#### DESCRIPTION OF THE TASK:
Exclude images, then output the remaining data verbatim.

********************

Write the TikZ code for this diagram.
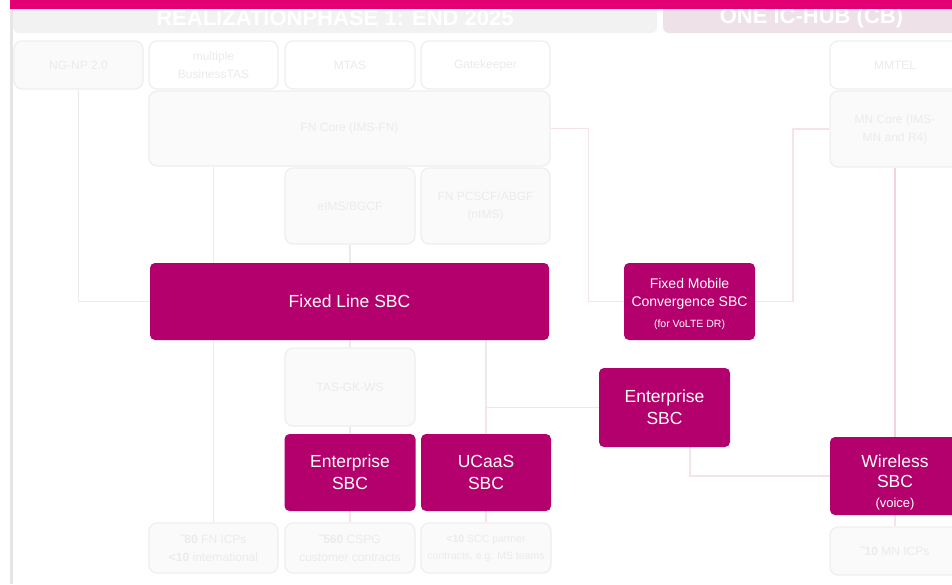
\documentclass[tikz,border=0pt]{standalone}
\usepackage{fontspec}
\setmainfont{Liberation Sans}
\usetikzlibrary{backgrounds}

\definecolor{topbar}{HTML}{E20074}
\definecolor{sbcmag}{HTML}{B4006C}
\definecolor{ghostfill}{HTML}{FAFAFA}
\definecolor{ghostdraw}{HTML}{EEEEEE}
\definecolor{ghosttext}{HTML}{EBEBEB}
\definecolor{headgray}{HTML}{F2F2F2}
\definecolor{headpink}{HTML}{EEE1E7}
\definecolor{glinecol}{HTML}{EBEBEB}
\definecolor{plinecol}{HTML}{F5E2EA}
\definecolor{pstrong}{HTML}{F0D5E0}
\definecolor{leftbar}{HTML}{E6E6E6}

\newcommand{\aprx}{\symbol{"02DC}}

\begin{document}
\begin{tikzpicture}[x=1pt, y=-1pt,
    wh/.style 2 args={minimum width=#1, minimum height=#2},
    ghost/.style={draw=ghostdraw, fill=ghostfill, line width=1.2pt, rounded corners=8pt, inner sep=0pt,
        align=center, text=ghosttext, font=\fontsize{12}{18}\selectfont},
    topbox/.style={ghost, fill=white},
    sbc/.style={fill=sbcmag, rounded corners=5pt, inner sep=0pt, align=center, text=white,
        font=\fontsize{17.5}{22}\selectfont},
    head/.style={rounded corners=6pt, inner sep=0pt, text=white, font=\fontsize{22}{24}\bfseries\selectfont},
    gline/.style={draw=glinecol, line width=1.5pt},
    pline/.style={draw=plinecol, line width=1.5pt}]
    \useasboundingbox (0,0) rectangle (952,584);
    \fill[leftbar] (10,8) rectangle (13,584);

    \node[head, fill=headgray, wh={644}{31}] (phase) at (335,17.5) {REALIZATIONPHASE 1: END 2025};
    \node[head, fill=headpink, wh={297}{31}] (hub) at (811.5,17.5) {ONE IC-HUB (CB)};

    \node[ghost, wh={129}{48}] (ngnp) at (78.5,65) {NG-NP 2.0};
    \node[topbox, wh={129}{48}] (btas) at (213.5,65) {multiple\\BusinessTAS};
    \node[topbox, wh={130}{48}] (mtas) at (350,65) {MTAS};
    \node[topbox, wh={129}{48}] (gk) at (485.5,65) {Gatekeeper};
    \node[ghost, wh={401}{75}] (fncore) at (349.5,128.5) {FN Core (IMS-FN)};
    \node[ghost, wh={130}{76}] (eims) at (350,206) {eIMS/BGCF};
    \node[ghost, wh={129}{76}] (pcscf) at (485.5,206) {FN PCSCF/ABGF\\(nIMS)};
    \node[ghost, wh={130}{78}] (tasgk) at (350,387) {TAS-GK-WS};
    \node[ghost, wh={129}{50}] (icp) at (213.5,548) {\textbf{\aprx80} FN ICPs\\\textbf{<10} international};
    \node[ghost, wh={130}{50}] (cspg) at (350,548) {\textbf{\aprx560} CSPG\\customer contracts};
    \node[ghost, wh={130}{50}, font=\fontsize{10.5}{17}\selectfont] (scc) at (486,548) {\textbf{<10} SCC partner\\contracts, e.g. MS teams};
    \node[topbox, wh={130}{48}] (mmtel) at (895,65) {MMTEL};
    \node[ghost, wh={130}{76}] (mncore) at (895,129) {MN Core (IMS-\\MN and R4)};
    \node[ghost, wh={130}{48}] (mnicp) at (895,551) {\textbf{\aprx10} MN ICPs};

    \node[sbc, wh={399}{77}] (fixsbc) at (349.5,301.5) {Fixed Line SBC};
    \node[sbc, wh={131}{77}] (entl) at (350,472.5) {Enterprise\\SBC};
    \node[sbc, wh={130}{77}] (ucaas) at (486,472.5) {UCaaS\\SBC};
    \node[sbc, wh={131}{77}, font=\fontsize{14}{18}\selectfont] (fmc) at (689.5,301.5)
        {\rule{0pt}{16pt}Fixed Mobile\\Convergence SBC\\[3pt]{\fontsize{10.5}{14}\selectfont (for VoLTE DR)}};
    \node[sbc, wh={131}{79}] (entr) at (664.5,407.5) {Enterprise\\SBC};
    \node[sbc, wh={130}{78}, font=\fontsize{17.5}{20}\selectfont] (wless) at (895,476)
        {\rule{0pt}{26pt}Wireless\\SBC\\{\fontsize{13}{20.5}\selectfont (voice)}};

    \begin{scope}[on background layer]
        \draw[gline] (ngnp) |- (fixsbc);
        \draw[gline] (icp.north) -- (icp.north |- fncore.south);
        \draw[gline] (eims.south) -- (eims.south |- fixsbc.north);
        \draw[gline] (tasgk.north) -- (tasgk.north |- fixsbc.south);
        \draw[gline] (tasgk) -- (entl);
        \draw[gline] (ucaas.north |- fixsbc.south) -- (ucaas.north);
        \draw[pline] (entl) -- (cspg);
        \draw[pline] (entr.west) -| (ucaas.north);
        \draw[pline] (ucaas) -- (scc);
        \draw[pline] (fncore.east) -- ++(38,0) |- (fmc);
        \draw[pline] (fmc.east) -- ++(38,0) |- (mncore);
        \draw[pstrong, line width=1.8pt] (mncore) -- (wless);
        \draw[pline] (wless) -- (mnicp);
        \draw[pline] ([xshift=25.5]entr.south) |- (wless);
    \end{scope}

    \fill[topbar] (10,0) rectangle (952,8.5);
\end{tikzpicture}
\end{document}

********************

#### RESPONSE:
Write the TikZ code for this diagram.
\documentclass[tikz,border=0pt]{standalone}
\usepackage{fontspec}
\setmainfont{Liberation Sans}
\usetikzlibrary{backgrounds}

\definecolor{topbar}{HTML}{E20074}
\definecolor{sbcmag}{HTML}{B4006C}
\definecolor{ghostfill}{HTML}{FAFAFA}
\definecolor{ghostdraw}{HTML}{EEEEEE}
\definecolor{ghosttext}{HTML}{EBEBEB}
\definecolor{headgray}{HTML}{F2F2F2}
\definecolor{headpink}{HTML}{EEE1E7}
\definecolor{glinecol}{HTML}{EBEBEB}
\definecolor{plinecol}{HTML}{F5E2EA}
\definecolor{pstrong}{HTML}{F0D5E0}
\definecolor{leftbar}{HTML}{E6E6E6}

\newcommand{\aprx}{\symbol{"02DC}}

\begin{document}
\begin{tikzpicture}[x=1pt, y=-1pt,
    wh/.style 2 args={minimum width=#1, minimum height=#2},
    ghost/.style={draw=ghostdraw, fill=ghostfill, line width=1.2pt, rounded corners=8pt, inner sep=0pt,
        align=center, text=ghosttext, font=\fontsize{12}{18}\selectfont},
    topbox/.style={ghost, fill=white},
    sbc/.style={fill=sbcmag, rounded corners=5pt, inner sep=0pt, align=center, text=white,
        font=\fontsize{17.5}{22}\selectfont},
    head/.style={rounded corners=6pt, inner sep=0pt, text=white, font=\fontsize{22}{24}\bfseries\selectfont},
    gline/.style={draw=glinecol, line width=1.5pt},
    pline/.style={draw=plinecol, line width=1.5pt}]
    \useasboundingbox (0,0) rectangle (952,584);
    \fill[leftbar] (10,8) rectangle (13,584);

    \node[head, fill=headgray, wh={644}{31}] (phase) at (335,17.5) {REALIZATIONPHASE 1: END 2025};
    \node[head, fill=headpink, wh={297}{31}] (hub) at (811.5,17.5) {ONE IC-HUB (CB)};

    \node[ghost, wh={129}{48}] (ngnp) at (78.5,65) {NG-NP 2.0};
    \node[topbox, wh={129}{48}] (btas) at (213.5,65) {multiple\\BusinessTAS};
    \node[topbox, wh={130}{48}] (mtas) at (350,65) {MTAS};
    \node[topbox, wh={129}{48}] (gk) at (485.5,65) {Gatekeeper};
    \node[ghost, wh={401}{75}] (fncore) at (349.5,128.5) {FN Core (IMS-FN)};
    \node[ghost, wh={130}{76}] (eims) at (350,206) {eIMS/BGCF};
    \node[ghost, wh={129}{76}] (pcscf) at (485.5,206) {FN PCSCF/ABGF\\(nIMS)};
    \node[ghost, wh={130}{78}] (tasgk) at (350,387) {TAS-GK-WS};
    \node[ghost, wh={129}{50}] (icp) at (213.5,548) {\textbf{\aprx80} FN ICPs\\\textbf{<10} international};
    \node[ghost, wh={130}{50}] (cspg) at (350,548) {\textbf{\aprx560} CSPG\\customer contracts};
    \node[ghost, wh={130}{50}, font=\fontsize{10.5}{17}\selectfont] (scc) at (486,548) {\textbf{<10} SCC partner\\contracts, e.g. MS teams};
    \node[topbox, wh={130}{48}] (mmtel) at (895,65) {MMTEL};
    \node[ghost, wh={130}{76}] (mncore) at (895,129) {MN Core (IMS-\\MN and R4)};
    \node[ghost, wh={130}{48}] (mnicp) at (895,551) {\textbf{\aprx10} MN ICPs};

    \node[sbc, wh={399}{77}] (fixsbc) at (349.5,301.5) {Fixed Line SBC};
    \node[sbc, wh={131}{77}] (entl) at (350,472.5) {Enterprise\\SBC};
    \node[sbc, wh={130}{77}] (ucaas) at (486,472.5) {UCaaS\\SBC};
    \node[sbc, wh={131}{77}, font=\fontsize{14}{18}\selectfont] (fmc) at (689.5,301.5)
        {\rule{0pt}{16pt}Fixed Mobile\\Convergence SBC\\[3pt]{\fontsize{10.5}{14}\selectfont (for VoLTE DR)}};
    \node[sbc, wh={131}{79}] (entr) at (664.5,407.5) {Enterprise\\SBC};
    \node[sbc, wh={130}{78}, font=\fontsize{17.5}{20}\selectfont] (wless) at (895,476)
        {\rule{0pt}{26pt}Wireless\\SBC\\{\fontsize{13}{20.5}\selectfont (voice)}};

    \begin{scope}[on background layer]
        \draw[gline] (ngnp) |- (fixsbc);
        \draw[gline] (icp.north) -- (icp.north |- fncore.south);
        \draw[gline] (eims.south) -- (eims.south |- fixsbc.north);
        \draw[gline] (tasgk.north) -- (tasgk.north |- fixsbc.south);
        \draw[gline] (tasgk) -- (entl);
        \draw[gline] (ucaas.north |- fixsbc.south) -- (ucaas.north);
        \draw[pline] (entl) -- (cspg);
        \draw[pline] (entr.west) -| (ucaas.north);
        \draw[pline] (ucaas) -- (scc);
        \draw[pline] (fncore.east) -- ++(38,0) |- (fmc);
        \draw[pline] (fmc.east) -- ++(38,0) |- (mncore);
        \draw[pstrong, line width=1.8pt] (mncore) -- (wless);
        \draw[pline] (wless) -- (mnicp);
        \draw[pline] ([xshift=25.5]entr.south) |- (wless);
    \end{scope}

    \fill[topbar] (10,0) rectangle (952,8.5);
\end{tikzpicture}
\end{document}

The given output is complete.